I just saw Nishabd while in Hyderabad, and was again impressed by the range of Amitabh Bachchan, at this age and in this phase of his career. It’s a sensibly handled movie, with Bachchan towering above all else. The complete understanding with which he essayed a 60-year-old man infatuated with an 18-year-old girl was excellent. You don’t need to understand his character’s nature, or the details of his 27-year marriage, or why his passion is photography.
Critics have panned the film’s abrupt ending, where we see Bachchan’s introverted character lost for all good; the man has severed ties with his wife and daughter, cannot erase the girl from his memory and even contemplates suicide. He just wants to live out his days thinking of the tender moments with the girl. The story ends on that note. What, did you expect his wife and daughter to accept him back into their hearts? No, he went through some emotions that were never going to be understood by anyone but himself, he made a mistake and was man enough to accept it.
But I’m not here to write a film review. Hats off again to Ram Gopal Verma for tackling an issue which people don’t want to talk about publicly. And to Bachchan for again leaving us blown away. Watch the film just him, and the stunning cinematography (has Munnar eve looked so haunting?)
Bachchan has come a long way in his career. His career has seen so many phases - the Anand-Bombay To Goa days, the post-Zanjeer glory days, leading up to a fatigued Khuda Gawah, and the post retirement phase, which included embarrassing horrorfests like Mrityudata and Laal Baadshah but was resurrected by a supreme Kaun Banega Crorepati?.

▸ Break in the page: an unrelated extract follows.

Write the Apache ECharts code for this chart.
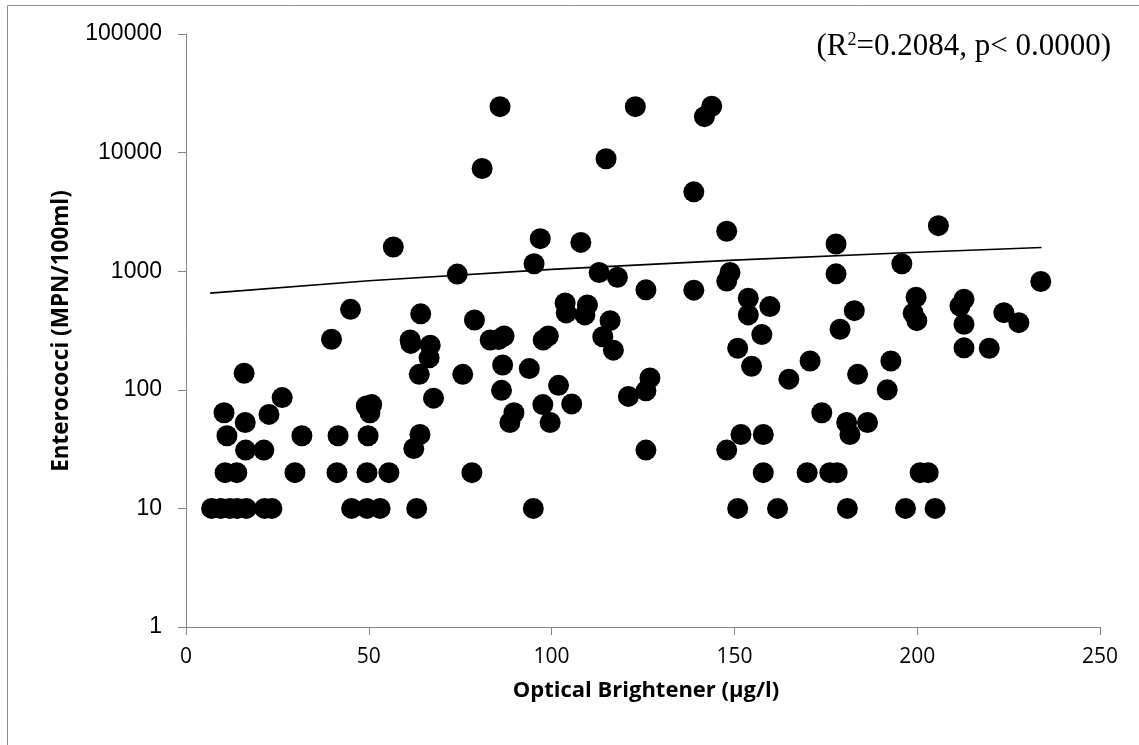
<!DOCTYPE html>
<html>
<head>
<meta charset="utf-8">
<script src="https://cdn.jsdelivr.net/npm/echarts@6/dist/echarts.min.js"></script>
<style>
html,body{margin:0;padding:0;background:#fff;}
#chart{width:1139px;height:745px;}
</style>
</head>
<body>
<div id="chart"></div>
<script>
// Optical brightener (µg/l) for each sample
var opticalBrightener = [
  7, 9.5, 12, 14, 16.5, 21.5, 23.5, 45.3, 49.5, 53.1, 63.1, 95.0, 150.9, 161.8, 180.9, 196.8, 204.9,
  10.7, 13.9, 29.8, 41.3, 49.5, 55.5, 78.2, 157.9, 169.9, 176.1, 178.1, 200.8, 203.0,
  16.3, 21.3, 11.2, 31.7, 41.6, 49.8, 16.2, 10.4, 22.7, 49.3, 50.8, 50.3, 26.3, 15.9, 39.8, 45.0,
  81.0, 56.7, 74.2, 96.9, 95.2, 103.7, 104.0, 64.2, 78.9, 61.3, 61.5, 66.8, 66.5, 83.2, 85.5, 87.0,
  86.6, 93.9, 97.7, 99.1, 63.8, 75.7, 101.9, 86.3, 67.7, 97.6, 105.5, 89.7, 88.6, 99.6, 64.0, 62.3,
  85.9, 122.9, 143.8, 141.8, 114.9, 138.9, 147.9, 108.0, 113.0, 118.0, 125.8, 138.9, 148.8, 147.9,
  109.8, 109.1, 116.0, 114.0, 116.9, 153.8, 153.8, 157.5, 150.9, 154.7, 126.9, 125.8, 121.0, 125.8,
  151.8, 147.9,
  205.8, 177.8, 177.8, 195.8, 159.7, 182.8, 178.9, 199.7, 198.9, 199.9, 170.7, 164.9, 183.7, 192.8,
  191.8, 173.9, 180.7, 181.6, 186.4, 157.9,
  233.8, 212.8, 211.7, 212.8, 223.7, 227.8, 212.8, 219.7
];
// Enterococci (MPN/100ml) for each sample, same order
var enterococci = [
  10, 10, 10, 10, 10, 10, 10, 10, 10, 10, 10, 10, 10, 10, 10, 10, 10,
  20, 20, 20, 20, 20, 20, 20, 20, 20, 20, 20, 20, 20,
  31, 31, 41, 41, 41, 41, 53, 64, 62, 73, 75, 64, 86, 138, 267, 477,
  7350, 1600, 945, 1880, 1155, 540, 445, 437, 388, 263, 246, 238, 186, 263, 265, 284,
  162, 151, 263, 284, 135, 135, 109, 99, 85, 75, 76, 64, 53, 53, 42, 32,
  24400, 24400, 24600, 20100, 8870, 4670, 2170, 1750, 975, 890, 696, 692, 975, 825,
  520, 428, 383, 280, 216, 592, 428, 292, 224, 158, 126, 98, 88, 31,
  42, 31,
  2420, 1695, 950, 1155, 503, 465, 324, 604, 442, 383, 175, 123, 135, 175,
  100, 64, 53, 42, 53, 42,
  818, 580, 509, 357, 447, 368, 226, 224
];
// Trend line readings (x, y)
var trendX = [6.6, 50, 100, 150, 200, 234];
var trendY = [653, 831, 1036, 1241, 1446, 1585];

var xTicks = [0, 50, 100, 150, 200, 250];
var yTicks = [1, 10, 100, 1000, 10000, 100000];

var scatterData = opticalBrightener.map(function (x, i) { return [x, enterococci[i]]; });
var trendData = trendX.map(function (x, i) { return [x, trendY[i]]; });

var chart = echarts.init(document.getElementById('chart'), null, {renderer: 'canvas'});
var axisGray = '#868686';
chart.setOption({
  animation: false,
  backgroundColor: '#ffffff',
  grid: {left: 186, right: 39, top: 34, bottom: 118, containLabel: false},
  xAxis: {
    type: 'value',
    min: xTicks[0], max: xTicks[xTicks.length - 1], interval: 50,
    axisLine: {show: true, onZero: false, lineStyle: {color: axisGray, width: 1}},
    axisTick: {show: true, length: 8, lineStyle: {color: axisGray}},
    axisLabel: {color: '#000', fontFamily: 'Open Sans', fontSize: 21, margin: 20},
    splitLine: {show: false}
  },
  yAxis: {
    type: 'log', logBase: 10,
    min: yTicks[0], max: yTicks[yTicks.length - 1],
    axisLine: {show: true, lineStyle: {color: axisGray, width: 1}},
    axisTick: {show: true, length: 8, lineStyle: {color: axisGray}},
    axisLabel: {color: '#000', fontFamily: 'Liberation Sans', fontSize: 23, margin: 24,
      formatter: function (v) { return String(Math.round(v)); }},
    splitLine: {show: false},
    minorTick: {show: false}
  },
  series: [
    {
      type: 'scatter',
      data: scatterData,
      symbol: 'circle',
      symbolSize: 21,
      itemStyle: {color: '#000', opacity: 1},
      z: 2
    },
    {
      type: 'line',
      data: trendData,
      showSymbol: false,
      symbol: 'none',
      smooth: false,
      lineStyle: {color: '#000', width: 1.6},
      z: 3
    }
  ],
  graphic: [
    {type: 'rect', shape: {x: 7.5, y: 5.5, width: 1200, height: 800}, style: {fill: null, stroke: '#8c8c8c', lineWidth: 1}, z: 0, silent: true},
    {type: 'text', x: 646, y: 691, style: {text: 'Optical Brightener (µg/l)', fontFamily: 'Open Sans', fontWeight: 'bold', fontSize: 22, fill: '#000', align: 'center', verticalAlign: 'middle'}},
    {type: 'text', x: 62, y: 331, rotation: Math.PI / 2, style: {text: 'Enterococci (MPN/100ml)', fontFamily: 'Open Sans', fontWeight: 'bold', fontSize: 22.5, fill: '#000', align: 'center', verticalAlign: 'middle'}},
    {type: 'text', x: 1111, y: 47, style: {
      text: '(R{sup|2}=0.2084, p< 0.0000)',
      rich: {sup: {fontSize: 18, verticalAlign: 'top', padding: [0, 0, 14, 0], fontFamily: 'Liberation Serif', fill: '#000'}},
      fontFamily: 'Liberation Serif', fontSize: 31, fill: '#000', align: 'right', verticalAlign: 'middle'}}
  ]
});
</script>
</body>
</html>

One of his best works was in Anand, but the image that came from blockbusters like Zanjeer, Deewar and Sholay is indelible. Bachchan has portrayed many diverse roles in his illustrious career: the aforementioned four movies aside, think Abhimaan, Trishul, Amak Akbar Anthony, Sharaabi, Don, Aakhree Rastaa, Agneepath from the pre-retirement days.

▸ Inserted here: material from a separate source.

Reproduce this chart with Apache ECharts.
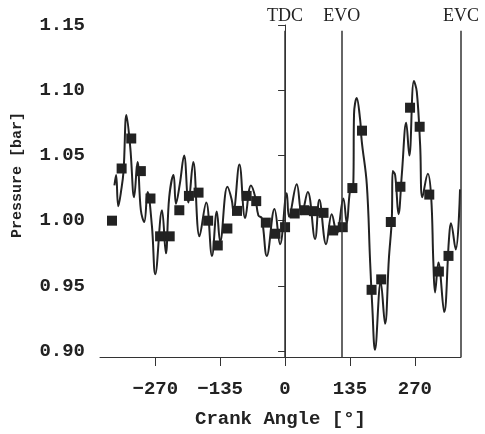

Indian cinema has changed since Bachchan started out: the budgets, the technology, the mindsets. Today the veteran is going through the best phase in his career, with roles offering him scope to go beyond the stereotype.
The estranged, bitter bodyguard in Ek Anjabee; the grieving father fighting for his murdered son’s justice in Viruddh; the Mumbai godfather Subhash Nagre, at the nucleus of a vortex of crime, greed, family relationships and revenge in Sarkar; the eccentric, alcoholic school teacher suffering from Alzheimers in Black; the determined DCP in Khakhee; the title role of the faltering old guard carrying a deep secret in Eklayva; and even in the under-rated Bunty aur Babli, the inspector chasing the two cons, where his comic timing is superb.
In this phase, let’s celebrate Bachchan the actor for choosing his roles.